Set task: Locate the string "this" in the records below. Copy every line where it occurs.
---------- Supplied material ----------
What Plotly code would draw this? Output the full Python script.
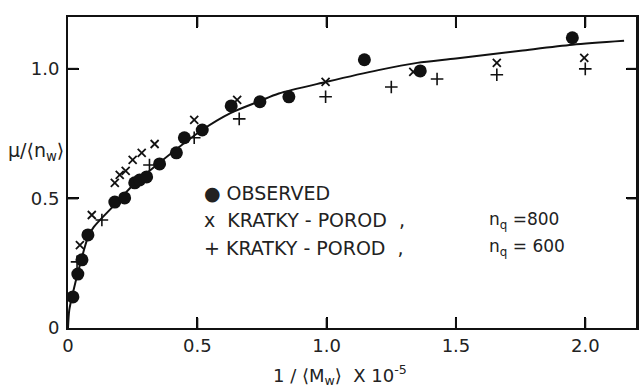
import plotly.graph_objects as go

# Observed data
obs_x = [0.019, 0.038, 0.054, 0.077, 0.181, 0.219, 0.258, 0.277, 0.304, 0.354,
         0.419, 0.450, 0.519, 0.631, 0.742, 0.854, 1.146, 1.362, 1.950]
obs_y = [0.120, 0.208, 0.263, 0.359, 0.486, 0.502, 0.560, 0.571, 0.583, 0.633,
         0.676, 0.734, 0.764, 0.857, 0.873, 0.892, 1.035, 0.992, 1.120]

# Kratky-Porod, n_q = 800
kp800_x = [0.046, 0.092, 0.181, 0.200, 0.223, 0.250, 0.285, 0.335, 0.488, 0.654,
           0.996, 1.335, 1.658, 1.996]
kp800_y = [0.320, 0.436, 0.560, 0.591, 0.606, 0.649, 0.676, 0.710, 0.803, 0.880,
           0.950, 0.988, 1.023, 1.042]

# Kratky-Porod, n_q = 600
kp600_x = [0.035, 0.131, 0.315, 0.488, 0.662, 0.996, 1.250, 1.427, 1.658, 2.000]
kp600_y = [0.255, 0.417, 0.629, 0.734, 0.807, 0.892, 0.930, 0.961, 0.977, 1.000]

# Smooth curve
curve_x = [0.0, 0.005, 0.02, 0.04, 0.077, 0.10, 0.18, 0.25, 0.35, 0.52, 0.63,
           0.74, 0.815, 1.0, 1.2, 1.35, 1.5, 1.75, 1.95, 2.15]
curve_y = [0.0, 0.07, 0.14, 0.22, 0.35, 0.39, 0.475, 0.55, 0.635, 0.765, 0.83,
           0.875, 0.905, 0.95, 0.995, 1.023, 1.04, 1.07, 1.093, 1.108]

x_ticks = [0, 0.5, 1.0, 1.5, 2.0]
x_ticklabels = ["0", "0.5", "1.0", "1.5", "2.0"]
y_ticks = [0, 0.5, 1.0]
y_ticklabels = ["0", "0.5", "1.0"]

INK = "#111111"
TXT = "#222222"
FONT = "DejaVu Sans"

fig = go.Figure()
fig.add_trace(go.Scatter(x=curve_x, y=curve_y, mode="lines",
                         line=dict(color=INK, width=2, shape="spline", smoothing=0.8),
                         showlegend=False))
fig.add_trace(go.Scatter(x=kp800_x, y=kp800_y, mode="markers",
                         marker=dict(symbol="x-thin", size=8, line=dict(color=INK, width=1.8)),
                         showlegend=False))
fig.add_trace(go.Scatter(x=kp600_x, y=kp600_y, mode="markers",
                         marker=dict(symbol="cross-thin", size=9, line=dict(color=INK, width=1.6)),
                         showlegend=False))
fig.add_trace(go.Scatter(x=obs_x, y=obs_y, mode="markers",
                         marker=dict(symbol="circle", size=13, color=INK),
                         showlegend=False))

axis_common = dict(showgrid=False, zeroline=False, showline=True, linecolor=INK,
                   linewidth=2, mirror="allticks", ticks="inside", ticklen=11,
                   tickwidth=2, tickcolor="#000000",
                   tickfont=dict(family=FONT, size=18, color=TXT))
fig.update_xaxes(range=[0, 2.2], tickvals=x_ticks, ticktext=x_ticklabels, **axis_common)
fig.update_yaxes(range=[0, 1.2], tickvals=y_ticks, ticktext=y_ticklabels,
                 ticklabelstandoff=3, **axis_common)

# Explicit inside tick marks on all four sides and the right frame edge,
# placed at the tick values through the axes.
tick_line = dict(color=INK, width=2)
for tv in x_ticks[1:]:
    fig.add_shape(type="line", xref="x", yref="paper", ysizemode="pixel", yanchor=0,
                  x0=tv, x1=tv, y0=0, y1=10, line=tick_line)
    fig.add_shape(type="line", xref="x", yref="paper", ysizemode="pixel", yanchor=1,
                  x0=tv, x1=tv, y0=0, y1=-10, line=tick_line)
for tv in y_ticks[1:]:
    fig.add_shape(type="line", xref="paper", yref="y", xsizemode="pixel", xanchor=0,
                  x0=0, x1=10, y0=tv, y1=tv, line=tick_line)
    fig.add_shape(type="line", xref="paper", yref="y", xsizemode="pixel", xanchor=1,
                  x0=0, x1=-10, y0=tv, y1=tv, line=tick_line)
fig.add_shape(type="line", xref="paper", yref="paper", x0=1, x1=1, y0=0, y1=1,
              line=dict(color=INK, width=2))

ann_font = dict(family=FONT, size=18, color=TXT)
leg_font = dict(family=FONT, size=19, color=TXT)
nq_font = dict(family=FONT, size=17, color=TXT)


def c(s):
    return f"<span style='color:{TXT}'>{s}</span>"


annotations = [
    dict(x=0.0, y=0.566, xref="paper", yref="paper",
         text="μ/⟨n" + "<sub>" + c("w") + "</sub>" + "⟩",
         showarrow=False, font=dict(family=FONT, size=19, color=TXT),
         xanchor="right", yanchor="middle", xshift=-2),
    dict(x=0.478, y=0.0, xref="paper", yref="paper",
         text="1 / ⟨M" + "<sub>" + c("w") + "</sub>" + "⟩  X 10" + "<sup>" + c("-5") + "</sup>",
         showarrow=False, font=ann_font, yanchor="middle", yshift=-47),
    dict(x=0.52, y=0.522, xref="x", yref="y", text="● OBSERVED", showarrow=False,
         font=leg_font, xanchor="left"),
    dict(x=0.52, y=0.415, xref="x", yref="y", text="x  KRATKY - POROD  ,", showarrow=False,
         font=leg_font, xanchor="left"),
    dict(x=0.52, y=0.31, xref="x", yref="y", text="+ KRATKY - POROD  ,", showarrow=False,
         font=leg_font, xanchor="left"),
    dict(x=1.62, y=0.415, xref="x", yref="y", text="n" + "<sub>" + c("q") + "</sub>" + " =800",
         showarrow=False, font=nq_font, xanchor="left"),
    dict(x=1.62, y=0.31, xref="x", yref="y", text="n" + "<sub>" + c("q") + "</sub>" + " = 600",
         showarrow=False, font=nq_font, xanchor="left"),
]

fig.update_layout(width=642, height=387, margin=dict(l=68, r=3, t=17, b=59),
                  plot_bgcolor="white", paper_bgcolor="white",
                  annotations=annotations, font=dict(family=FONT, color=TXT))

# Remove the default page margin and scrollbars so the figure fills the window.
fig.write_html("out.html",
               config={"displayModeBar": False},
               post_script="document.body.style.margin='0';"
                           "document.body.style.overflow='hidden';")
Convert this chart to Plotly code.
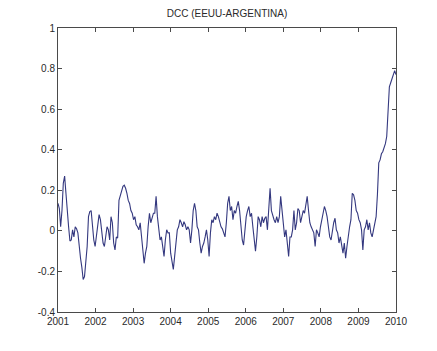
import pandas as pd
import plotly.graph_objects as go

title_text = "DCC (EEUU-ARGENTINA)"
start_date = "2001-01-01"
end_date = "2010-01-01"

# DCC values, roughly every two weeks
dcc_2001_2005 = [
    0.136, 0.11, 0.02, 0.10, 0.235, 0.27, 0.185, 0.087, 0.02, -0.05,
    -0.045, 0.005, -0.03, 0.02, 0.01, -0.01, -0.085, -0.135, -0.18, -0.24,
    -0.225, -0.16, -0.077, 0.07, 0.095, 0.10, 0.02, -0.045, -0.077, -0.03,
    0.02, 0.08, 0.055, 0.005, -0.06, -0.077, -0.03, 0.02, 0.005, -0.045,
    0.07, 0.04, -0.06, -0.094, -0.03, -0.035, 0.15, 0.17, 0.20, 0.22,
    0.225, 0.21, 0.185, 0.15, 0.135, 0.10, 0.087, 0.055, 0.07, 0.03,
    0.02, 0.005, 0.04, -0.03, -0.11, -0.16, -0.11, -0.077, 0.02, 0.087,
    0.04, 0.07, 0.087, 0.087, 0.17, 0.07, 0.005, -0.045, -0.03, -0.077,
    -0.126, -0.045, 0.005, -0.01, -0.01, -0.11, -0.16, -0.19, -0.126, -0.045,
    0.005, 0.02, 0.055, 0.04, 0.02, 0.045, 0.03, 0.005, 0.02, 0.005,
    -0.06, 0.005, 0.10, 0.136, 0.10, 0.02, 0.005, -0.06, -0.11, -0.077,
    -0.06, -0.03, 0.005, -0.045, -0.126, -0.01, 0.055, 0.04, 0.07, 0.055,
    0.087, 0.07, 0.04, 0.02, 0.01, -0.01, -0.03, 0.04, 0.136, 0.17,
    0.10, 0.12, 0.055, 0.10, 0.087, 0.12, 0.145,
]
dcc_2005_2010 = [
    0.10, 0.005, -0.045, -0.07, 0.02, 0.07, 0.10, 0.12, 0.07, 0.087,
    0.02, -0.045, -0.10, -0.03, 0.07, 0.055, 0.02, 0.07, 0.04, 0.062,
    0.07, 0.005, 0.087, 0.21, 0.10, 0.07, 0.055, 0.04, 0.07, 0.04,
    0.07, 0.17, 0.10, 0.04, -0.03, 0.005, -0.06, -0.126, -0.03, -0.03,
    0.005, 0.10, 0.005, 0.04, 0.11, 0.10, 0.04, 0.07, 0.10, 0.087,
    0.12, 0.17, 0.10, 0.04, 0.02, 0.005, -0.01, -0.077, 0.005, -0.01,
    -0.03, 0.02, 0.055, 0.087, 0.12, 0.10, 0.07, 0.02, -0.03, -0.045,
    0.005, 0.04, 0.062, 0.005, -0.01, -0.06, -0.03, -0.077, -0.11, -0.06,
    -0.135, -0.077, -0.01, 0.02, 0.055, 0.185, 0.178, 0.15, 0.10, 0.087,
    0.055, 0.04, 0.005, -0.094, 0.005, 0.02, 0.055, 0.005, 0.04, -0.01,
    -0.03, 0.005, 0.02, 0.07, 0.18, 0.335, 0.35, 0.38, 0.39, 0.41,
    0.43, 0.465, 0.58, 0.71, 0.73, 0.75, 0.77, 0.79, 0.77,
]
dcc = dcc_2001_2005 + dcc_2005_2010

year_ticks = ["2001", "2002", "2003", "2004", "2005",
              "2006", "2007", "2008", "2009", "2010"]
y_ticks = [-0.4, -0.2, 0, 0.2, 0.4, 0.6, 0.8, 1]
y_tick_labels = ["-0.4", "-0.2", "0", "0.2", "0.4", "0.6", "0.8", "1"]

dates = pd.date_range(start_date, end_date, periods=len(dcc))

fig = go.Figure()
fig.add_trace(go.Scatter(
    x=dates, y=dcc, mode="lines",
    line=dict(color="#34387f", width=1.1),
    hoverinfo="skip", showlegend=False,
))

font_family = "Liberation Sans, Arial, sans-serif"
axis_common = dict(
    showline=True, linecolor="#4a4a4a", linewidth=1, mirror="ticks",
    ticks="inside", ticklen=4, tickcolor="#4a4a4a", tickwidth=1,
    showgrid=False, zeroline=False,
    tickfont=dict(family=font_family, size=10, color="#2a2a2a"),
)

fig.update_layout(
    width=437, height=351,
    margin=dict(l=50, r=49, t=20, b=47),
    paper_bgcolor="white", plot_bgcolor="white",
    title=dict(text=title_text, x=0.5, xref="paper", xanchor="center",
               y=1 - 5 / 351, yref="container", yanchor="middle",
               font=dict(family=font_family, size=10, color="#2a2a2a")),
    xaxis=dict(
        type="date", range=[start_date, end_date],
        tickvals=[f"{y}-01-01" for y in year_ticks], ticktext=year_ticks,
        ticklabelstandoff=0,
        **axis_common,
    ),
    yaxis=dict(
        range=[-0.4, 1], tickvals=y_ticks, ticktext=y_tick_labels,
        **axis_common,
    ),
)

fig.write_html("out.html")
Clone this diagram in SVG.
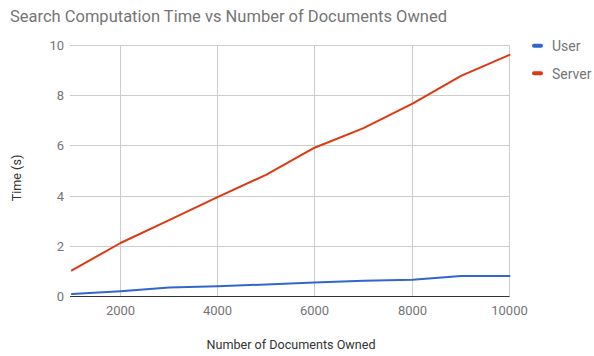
----------
Exercise output:
What Plotly code would draw this? Output the full Python script.
Convert this chart to Plotly code.
Clone this diagram in SVG.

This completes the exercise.